Despite the overwhelming effusion of abstract, unsupported statements, though, I'm enjoying the read so far. He seems to be saying that history does not proceed on a single, millennia-long path of progress, and I have no trouble agreeing. Rather, he says, the world teems with cultures that pursue a destiny, following a determined story arc told over and over again: cultures rise on a wave of creativity shaped by local relationships, then become civilized (by which he means both stultified and national or even imperial) and ebb. Every aspect of culture -- art, religion, politics, science, trade, technology, and so on -- works together to symbolize the culture. As a result of this view, Spengler's treatment races between topics and across eras. After the rather long introduction, which mentions each of the topics just listed, Spengler moves to a treatment of mathematics, which, he says, always represents a philosophy. The part of the chapter I've read so far makes reference to the Egyptian Ahmes, Pythagoras, Archimedes, Euclid, Aristarchus, Al-Khwarizmi, Descartes, Galileo, Pascal, Newton, and many others. Along the way, Spengler lights momentarily on architecture, religion, astronomy, painting, and musical instruments.
In an interesting coincidence, I just read today a passage in which Spengler talks about Euclid's dependence on natural numbers even though hypotenuses can't always be measured by them, a topic I blogged about recently. Spengler credits Euclid's view to a fear of the infinite. As with everything else in the chapter, Spengler doesn't say anywhere near enough to convince me he's right or even to suggest how I might decide whether he's right. But he sure has me thinking.

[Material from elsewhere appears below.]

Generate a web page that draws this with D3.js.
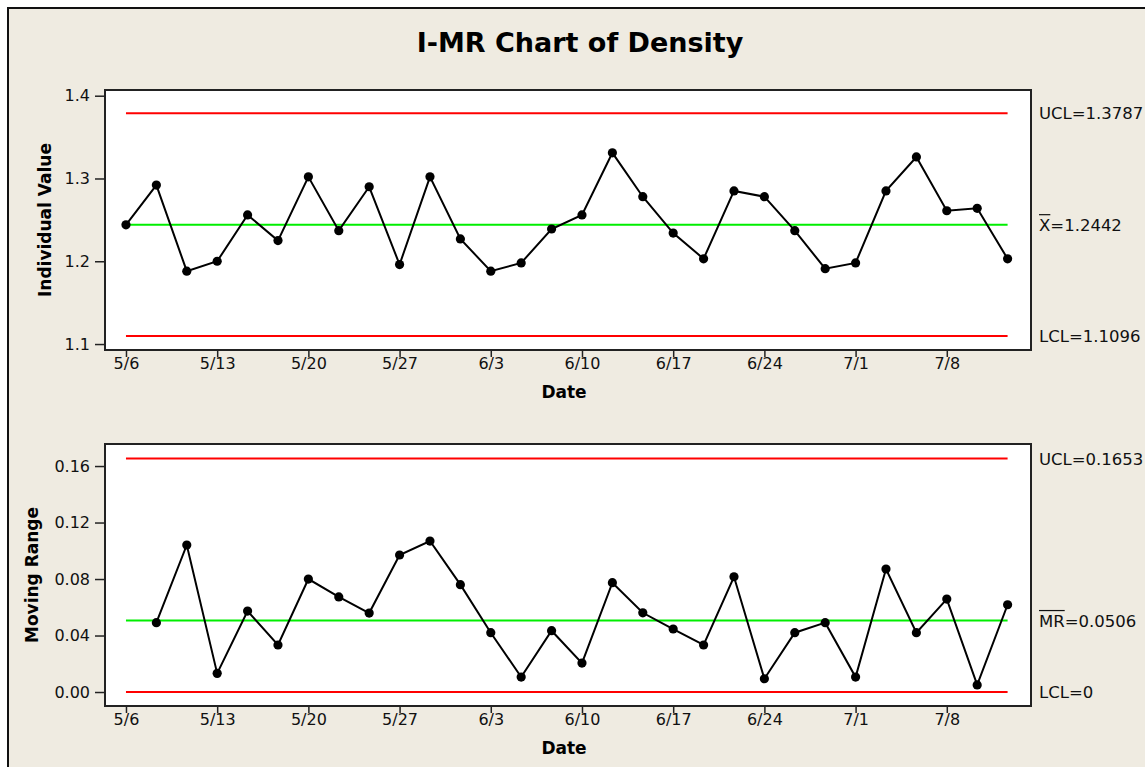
<!DOCTYPE html>
<html>
<head>
<meta charset="utf-8">
<script src="https://cdn.jsdelivr.net/npm/d3@7"></script>
<style>
  body { margin: 0; background: #fff; }
  svg { display: block; font-family: "DejaVu Sans", Verdana, sans-serif; }
</style>
</head>
<body>
<svg width="1145" height="767"></svg>
<script>
// tick labels on the date axis (one every 3 observations)
const dateLabels = ["5/6","5/13","5/20","5/27","6/3","6/10","6/17","6/24","7/1","7/8"]

// individual values (obs 1..30)
const indValues = [1.244, 1.292, 1.188, 1.200, 1.256, 1.225, 1.302, 1.237, 1.290, 1.196,
                   1.302, 1.227, 1.188, 1.198, 1.239, 1.256, 1.331, 1.278, 1.234, 1.203,
                   1.285, 1.278, 1.237, 1.191, 1.198, 1.285, 1.326, 1.261, 1.264, 1.203]

// moving ranges (obs 2..30)
const mrValues = [0.0491, 0.1041, 0.0132, 0.0573, 0.0333, 0.0800, 0.0673, 0.0559, 0.0970,
                  0.1069, 0.0760, 0.0420, 0.0106, 0.0434, 0.0205, 0.0774, 0.0561, 0.0446,
                  0.0333, 0.0816, 0.0094, 0.0420, 0.0491, 0.0106, 0.0871, 0.0420, 0.0658,
                  0.0050, 0.0618]

// control limits: [UCL, center, LCL]
const indLimits = [1.3787, 1.2442, 1.1096]
const mrLimits = [0.1653, 0.0506, 0]

const indTicks = [1.1, 1.2, 1.3, 1.4]
const mrTicks = [0.00, 0.04, 0.08, 0.12, 0.16]

const n = indValues.length

const svg = d3.select("svg")

// background + outer frame
svg.append("rect").attr("x", 8).attr("y", 8).attr("width", 1145).attr("height", 767)
    .attr("fill", "#efebe1").attr("stroke", "#111").attr("stroke-width", 2)

svg.append("text")
    .attr("x", 580).attr("y", 52)
    .attr("text-anchor", "middle")
    .style("font-size", "27px").style("font-weight", "bold")
    .text("I-MR Chart of Density")

const plotLeft = 105, plotRight = 1031

const x = d3.scaleLinear().domain([0.31, n + 0.77]).range([plotLeft, plotRight])

function panel(cfg){
    const g = svg.append("g")
    const y = d3.scaleLinear().domain(cfg.domain).range([cfg.bottom, cfg.top])

    g.append("rect")
        .attr("x", plotLeft).attr("y", cfg.top)
        .attr("width", plotRight - plotLeft).attr("height", cfg.bottom - cfg.top)
        .attr("fill", "white").attr("stroke", "#222").attr("stroke-width", 2)

    // y axis
    const ya = g.append("g")
        .attr("transform", `translate(${plotLeft},0)`)
        .call(d3.axisLeft(y).tickValues(cfg.ticks).tickFormat(d3.format(cfg.fmt))
            .tickSize(10).tickSizeOuter(0).tickPadding(5))
    ya.select(".domain").remove()

    // x axis
    const xa = g.append("g")
        .attr("transform", `translate(0,${cfg.bottom})`)
        .call(d3.axisBottom(x)
            .tickValues(dateLabels.map((d, i) => 1 + i * 3))
            .tickFormat((d, i) => dateLabels[i])
            .tickSize(7).tickSizeOuter(0).tickPadding(1))
    xa.select(".domain").remove()

    g.selectAll(".tick line").attr("stroke", "#222").attr("stroke-width", 1.5)
    g.selectAll(".tick text").attr("fill", "#111")
        .style("font-size", "16px").style("font-family", "DejaVu Sans")

    // control lines
    const colors = ["#ff0000", "#00ee00", "#ff0000"]
    cfg.limits.forEach((v, i) => {
        g.append("line")
            .attr("x1", x(1)).attr("x2", x(n))
            .attr("y1", y(v)).attr("y2", y(v))
            .attr("stroke", colors[i]).attr("stroke-width", 2)
    })

    // data
    const pts = cfg.values.map((v, i) => [i + cfg.start, v])
    g.append("path")
        .datum(pts)
        .attr("fill", "none").attr("stroke", "black").attr("stroke-width", 2)
        .attr("d", d3.line().x(d => x(d[0])).y(d => y(d[1])))
    g.selectAll("circle.pt")
        .data(pts)
        .enter()
        .append("circle")
        .attr("cx", d => x(d[0]))
        .attr("cy", d => y(d[1]))
        .attr("r", 4.6)
        .attr("fill", "black")

    // limit labels on the right
    const lx = 1039
    cfg.labels.forEach((lab, i) => {
        const ly = y(cfg.limits[i]) + 6
        const t = g.append("text").attr("x", lx).attr("y", ly)
            .style("font-size", "16.5px").attr("fill", "#111")
        if (lab.bar) {
            const b = t.append("tspan").text(lab.bar)
            t.append("tspan").text(lab.text)
            const w = b.node().getComputedTextLength()
            g.append("line")
                .attr("x1", lx).attr("x2", lx + w)
                .attr("y1", ly - 16).attr("y2", ly - 16)
                .attr("stroke", "#111").attr("stroke-width", 1.2)
        } else {
            t.text(lab.text)
        }
    })

    // axis titles
    g.append("text")
        .attr("transform", `translate(${cfg.titleX},${(cfg.top + cfg.bottom) / 2}) rotate(-90)`)
        .attr("text-anchor", "middle")
        .style("font-size", "17px").style("font-weight", "bold")
        .text(cfg.title)

    g.append("text")
        .attr("x", 564).attr("y", cfg.bottom + 48)
        .attr("text-anchor", "middle")
        .style("font-size", "17px").style("font-weight", "bold")
        .text("Date")
}

panel({
    top: 90, bottom: 350,
    domain: [1.0928, 1.4069],
    ticks: indTicks, fmt: ".1f",
    values: indValues, start: 1,
    limits: indLimits,
    labels: [{text: "UCL=" + indLimits[0]}, {bar: "X", text: "=" + indLimits[1]}, {text: "LCL=" + indLimits[2]}],
    title: "Individual Value", titleX: 50.5
})

panel({
    top: 444, bottom: 706,
    domain: [-0.0099, 0.1756],
    ticks: mrTicks, fmt: ".2f",
    values: mrValues, start: 2,
    limits: mrLimits,
    labels: [{text: "UCL=" + mrLimits[0]}, {bar: "MR", text: "=" + mrLimits[1]}, {text: "LCL=" + mrLimits[2]}],
    title: "Moving Range", titleX: 38
})
</script>
</body>
</html>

Given Spengler's firm belief in predetermined unfolding of history, I'm amazed by his slight of Hegel. But then maybe he saw Hegel as a rival claimant to his throne. Because, for all his insistence that truths are relative to culture, Spengler, like Hegel, declares himself the first to provide mankind with the right view of the universe. His book, he says, "is laden . . . with all the defects of a first attempt . . . . Nevertheless I am convinced that it contains the incontrovertible formulation of an idea which, once enunciated clearly, will (I repeat) be accepted without dispute." It's almost a self-parody. But, like Monty Python's soccer game between the ancient Greek philosophers and the modern Germans (most of which players Spengler mentions in the first thirty pages of the book), so far Decline of the West provokes thought even while it entertains.